→ **Exercise aim**: Word for word, copy all the data and drop the pictures.
--- Begin ---
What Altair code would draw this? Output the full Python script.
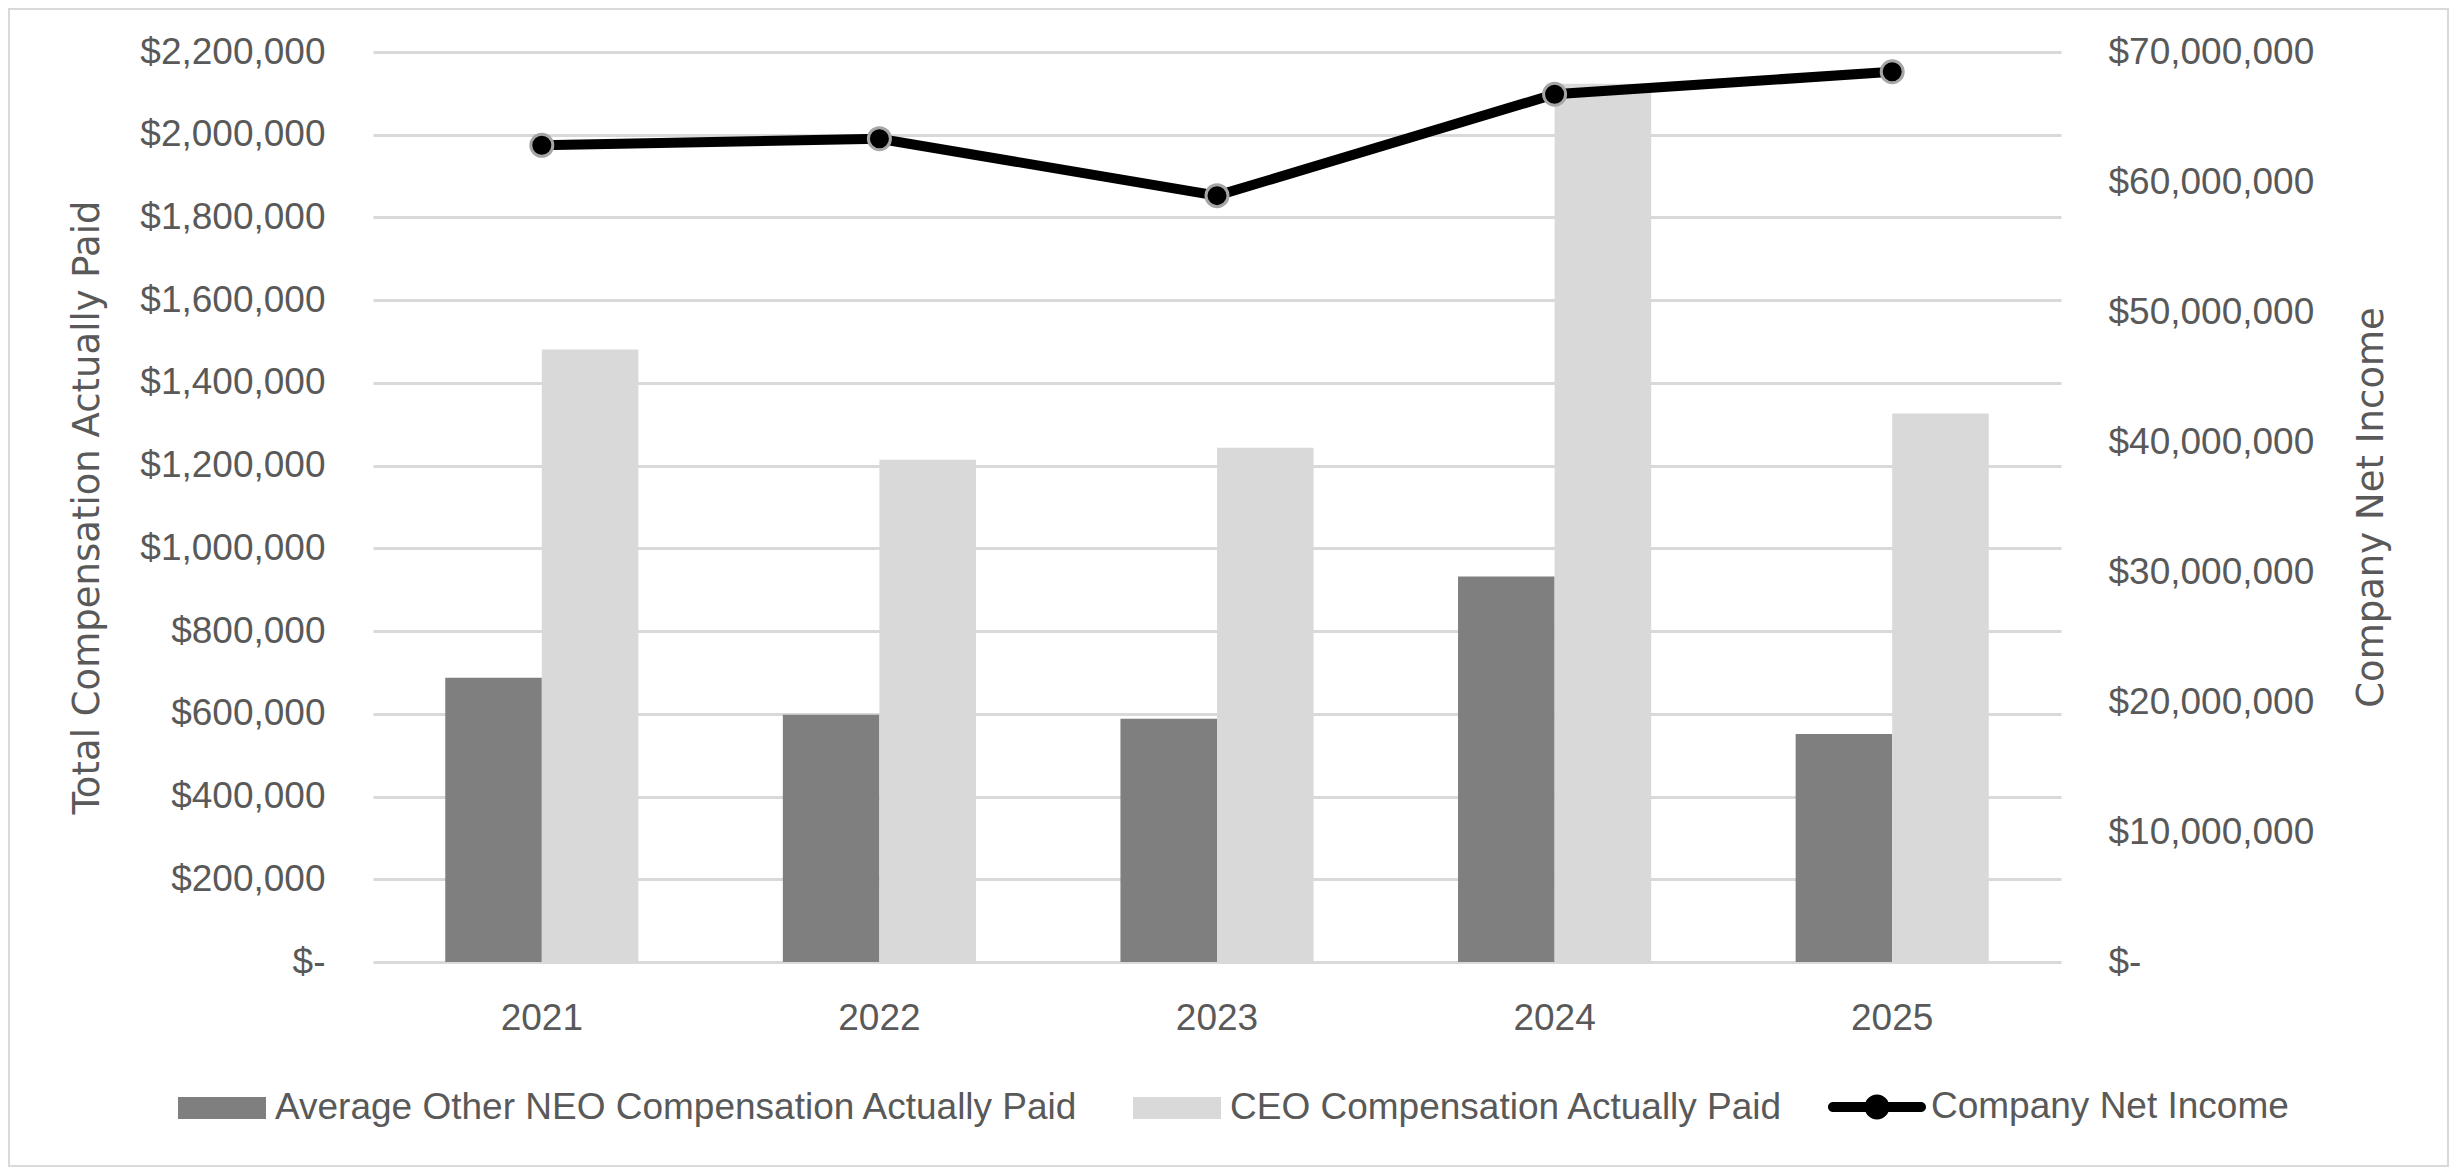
import altair as alt
import pandas as pd

# ---- data ----
years = ["2021", "2022", "2023", "2024", "2025"]
neo_cap = [687000, 598000, 588000, 932000, 551000]
ceo_cap = [1481000, 1214500, 1243500, 2123000, 1326000]
net_income = [62820000, 63330000, 58950000, 66750000, 68480000]

bar_series = ["Average Other NEO Compensation Actually Paid", "CEO Compensation Actually Paid"]
bar_colors = ["#7f7f7f", "#d9d9d9"]
line_series = "Company Net Income"

left_ticks = list(range(0, 2200001, 200000))
right_ticks = list(range(0, 70000001, 10000000))

bar_df = pd.DataFrame({
    "year": years * 2,
    "series": [bar_series[0]] * len(years) + [bar_series[1]] * len(years),
    "value": neo_cap + ceo_cap,
})
ni_df = pd.DataFrame({"year": years, "net_income": net_income, "line_series": [line_series] * len(years)})

TXT = "#595959"
LBL_FONT = "Liberation Sans"
TTL_FONT = "DejaVu Sans"
W, H = 1688, 910
PAD = {"left": 365, "top": 44, "right": 388, "bottom": 205}

x_axis = alt.Axis(title=None, labelAngle=0, labelFont=LBL_FONT, labelFontSize=37, labelColor=TXT,
                  labelPadding=38, ticks=False, domain=False, grid=False)
x_enc = alt.X("year:N", sort=years, axis=x_axis,
              scale=alt.Scale(paddingInner=0.428, paddingOuter=0.214))

money_expr = "datum.value == 0 ? '$-' : '$' + format(datum.value, ',')"

bars = alt.Chart(bar_df).mark_bar().encode(
    x=x_enc,
    xOffset=alt.XOffset("series:N", sort=bar_series,
                        scale=alt.Scale(domain=bar_series, paddingInner=0, paddingOuter=0)),
    y=alt.Y("value:Q", scale=alt.Scale(domain=[0, 2200000], nice=False, zero=True),
            axis=alt.Axis(values=left_ticks, labelExpr=money_expr, labelFont=LBL_FONT, labelFontSize=37,
                          labelColor=TXT, labelPadding=48, labelLimit=1000, ticks=False, domain=False,
                          grid=True, gridColor="#d9d9d9", gridWidth=3,
                          title="Total Compensation Actually Paid", titleFont=TTL_FONT,
                          titleFontSize=37, titleFontWeight="normal", titleColor=TXT,
                          titleAngle=270, titleX=-275, titleY=H / 2, titleBaseline="alphabetic",
                          titleAlign="center", titleLimit=2000)),
    color=alt.Color("series:N", scale=alt.Scale(domain=bar_series, range=bar_colors),
                    legend=alt.Legend(title=None, orient="none", direction="horizontal",
                                      legendX=-195, legendY=1012, padding=0,
                                      symbolType="M-1,-0.25H1V0.25H-1Z", symbolSize=7744,
                                      symbolStrokeWidth=0, labelFont=LBL_FONT, labelFontSize=37,
                                      labelColor=TXT, labelOffset=9, labelLimit=2000,
                                      columnPadding=54)),
)

right_axis = alt.Axis(orient="right", values=right_ticks, labelExpr=money_expr, labelFont=LBL_FONT,
                      labelFontSize=37, labelColor=TXT, labelPadding=47, labelLimit=1000, ticks=False,
                      domain=False, grid=False, title="Company Net Income", titleFont=TTL_FONT,
                      titleFontSize=37, titleFontWeight="normal", titleColor=TXT, titleAngle=270,
                      titleX=321, titleY=H / 2, titleBaseline="alphabetic", titleAlign="center",
                      titleLimit=2000)
y_right = alt.Y("net_income:Q", scale=alt.Scale(domain=[0, 70000000], nice=False, zero=True), axis=right_axis)

line = alt.Chart(ni_df).mark_line(color="black", strokeWidth=10, strokeCap="round").encode(
    x=x_enc, y=y_right)

legend_path = ("M-0.898,-0.102H0.898A0.102,0.102 0 0,1 0.898,0.102H-0.898A0.102,0.102 0 0,1 -0.898,-0.102Z"
               "M-0.255,0A0.255,0.255 0 1,1 0.255,0A0.255,0.255 0 1,1 -0.255,0Z")

points = alt.Chart(ni_df).mark_circle(size=484, opacity=1, stroke="#a6a6a6", strokeWidth=3).encode(
    x=x_enc, y=y_right,
    fill=alt.Fill("line_series:N", scale=alt.Scale(domain=[line_series], range=["black"]),
                  legend=alt.Legend(title=None, orient="none", direction="horizontal",
                                    legendX=1455, legendY=1006, padding=0,
                                    symbolType=legend_path, symbolSize=9604, symbolStrokeWidth=0,
                                    labelFont=LBL_FONT, labelFontSize=37, labelColor=TXT,
                                    labelOffset=5, labelLimit=2000)),
)

border = alt.Chart(pd.DataFrame({"b": [0]})).mark_rect(filled=False, stroke="#d9d9d9", strokeWidth=2).encode(
    x=alt.value(-PAD["left"] + 1), x2=alt.value(W + PAD["right"] - 1),
    y=alt.value(-PAD["top"] + 1), y2=alt.value(H + PAD["bottom"] - 1))

right = alt.layer(line, points)

chart = alt.layer(border, bars, right).resolve_scale(y="independent").properties(
    width=W, height=H,
    autosize=alt.AutoSizeParams(type="none"),
    padding=PAD,
    background="white",
).configure_view(strokeWidth=0)

chart.save("out.html", embed_options={"renderer": "svg", "actions": False})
--- End ---
→ **Exercise response**:
What Altair code would draw this? Output the full Python script.
import altair as alt
import pandas as pd

# ---- data ----
years = ["2021", "2022", "2023", "2024", "2025"]
neo_cap = [687000, 598000, 588000, 932000, 551000]
ceo_cap = [1481000, 1214500, 1243500, 2123000, 1326000]
net_income = [62820000, 63330000, 58950000, 66750000, 68480000]

bar_series = ["Average Other NEO Compensation Actually Paid", "CEO Compensation Actually Paid"]
bar_colors = ["#7f7f7f", "#d9d9d9"]
line_series = "Company Net Income"

left_ticks = list(range(0, 2200001, 200000))
right_ticks = list(range(0, 70000001, 10000000))

bar_df = pd.DataFrame({
    "year": years * 2,
    "series": [bar_series[0]] * len(years) + [bar_series[1]] * len(years),
    "value": neo_cap + ceo_cap,
})
ni_df = pd.DataFrame({"year": years, "net_income": net_income, "line_series": [line_series] * len(years)})

TXT = "#595959"
LBL_FONT = "Liberation Sans"
TTL_FONT = "DejaVu Sans"
W, H = 1688, 910
PAD = {"left": 365, "top": 44, "right": 388, "bottom": 205}

x_axis = alt.Axis(title=None, labelAngle=0, labelFont=LBL_FONT, labelFontSize=37, labelColor=TXT,
                  labelPadding=38, ticks=False, domain=False, grid=False)
x_enc = alt.X("year:N", sort=years, axis=x_axis,
              scale=alt.Scale(paddingInner=0.428, paddingOuter=0.214))

money_expr = "datum.value == 0 ? '$-' : '$' + format(datum.value, ',')"

bars = alt.Chart(bar_df).mark_bar().encode(
    x=x_enc,
    xOffset=alt.XOffset("series:N", sort=bar_series,
                        scale=alt.Scale(domain=bar_series, paddingInner=0, paddingOuter=0)),
    y=alt.Y("value:Q", scale=alt.Scale(domain=[0, 2200000], nice=False, zero=True),
            axis=alt.Axis(values=left_ticks, labelExpr=money_expr, labelFont=LBL_FONT, labelFontSize=37,
                          labelColor=TXT, labelPadding=48, labelLimit=1000, ticks=False, domain=False,
                          grid=True, gridColor="#d9d9d9", gridWidth=3,
                          title="Total Compensation Actually Paid", titleFont=TTL_FONT,
                          titleFontSize=37, titleFontWeight="normal", titleColor=TXT,
                          titleAngle=270, titleX=-275, titleY=H / 2, titleBaseline="alphabetic",
                          titleAlign="center", titleLimit=2000)),
    color=alt.Color("series:N", scale=alt.Scale(domain=bar_series, range=bar_colors),
                    legend=alt.Legend(title=None, orient="none", direction="horizontal",
                                      legendX=-195, legendY=1012, padding=0,
                                      symbolType="M-1,-0.25H1V0.25H-1Z", symbolSize=7744,
                                      symbolStrokeWidth=0, labelFont=LBL_FONT, labelFontSize=37,
                                      labelColor=TXT, labelOffset=9, labelLimit=2000,
                                      columnPadding=54)),
)

right_axis = alt.Axis(orient="right", values=right_ticks, labelExpr=money_expr, labelFont=LBL_FONT,
                      labelFontSize=37, labelColor=TXT, labelPadding=47, labelLimit=1000, ticks=False,
                      domain=False, grid=False, title="Company Net Income", titleFont=TTL_FONT,
                      titleFontSize=37, titleFontWeight="normal", titleColor=TXT, titleAngle=270,
                      titleX=321, titleY=H / 2, titleBaseline="alphabetic", titleAlign="center",
                      titleLimit=2000)
y_right = alt.Y("net_income:Q", scale=alt.Scale(domain=[0, 70000000], nice=False, zero=True), axis=right_axis)

line = alt.Chart(ni_df).mark_line(color="black", strokeWidth=10, strokeCap="round").encode(
    x=x_enc, y=y_right)

legend_path = ("M-0.898,-0.102H0.898A0.102,0.102 0 0,1 0.898,0.102H-0.898A0.102,0.102 0 0,1 -0.898,-0.102Z"
               "M-0.255,0A0.255,0.255 0 1,1 0.255,0A0.255,0.255 0 1,1 -0.255,0Z")

points = alt.Chart(ni_df).mark_circle(size=484, opacity=1, stroke="#a6a6a6", strokeWidth=3).encode(
    x=x_enc, y=y_right,
    fill=alt.Fill("line_series:N", scale=alt.Scale(domain=[line_series], range=["black"]),
                  legend=alt.Legend(title=None, orient="none", direction="horizontal",
                                    legendX=1455, legendY=1006, padding=0,
                                    symbolType=legend_path, symbolSize=9604, symbolStrokeWidth=0,
                                    labelFont=LBL_FONT, labelFontSize=37, labelColor=TXT,
                                    labelOffset=5, labelLimit=2000)),
)

border = alt.Chart(pd.DataFrame({"b": [0]})).mark_rect(filled=False, stroke="#d9d9d9", strokeWidth=2).encode(
    x=alt.value(-PAD["left"] + 1), x2=alt.value(W + PAD["right"] - 1),
    y=alt.value(-PAD["top"] + 1), y2=alt.value(H + PAD["bottom"] - 1))

right = alt.layer(line, points)

chart = alt.layer(border, bars, right).resolve_scale(y="independent").properties(
    width=W, height=H,
    autosize=alt.AutoSizeParams(type="none"),
    padding=PAD,
    background="white",
).configure_view(strokeWidth=0)

chart.save("out.html", embed_options={"renderer": "svg", "actions": False})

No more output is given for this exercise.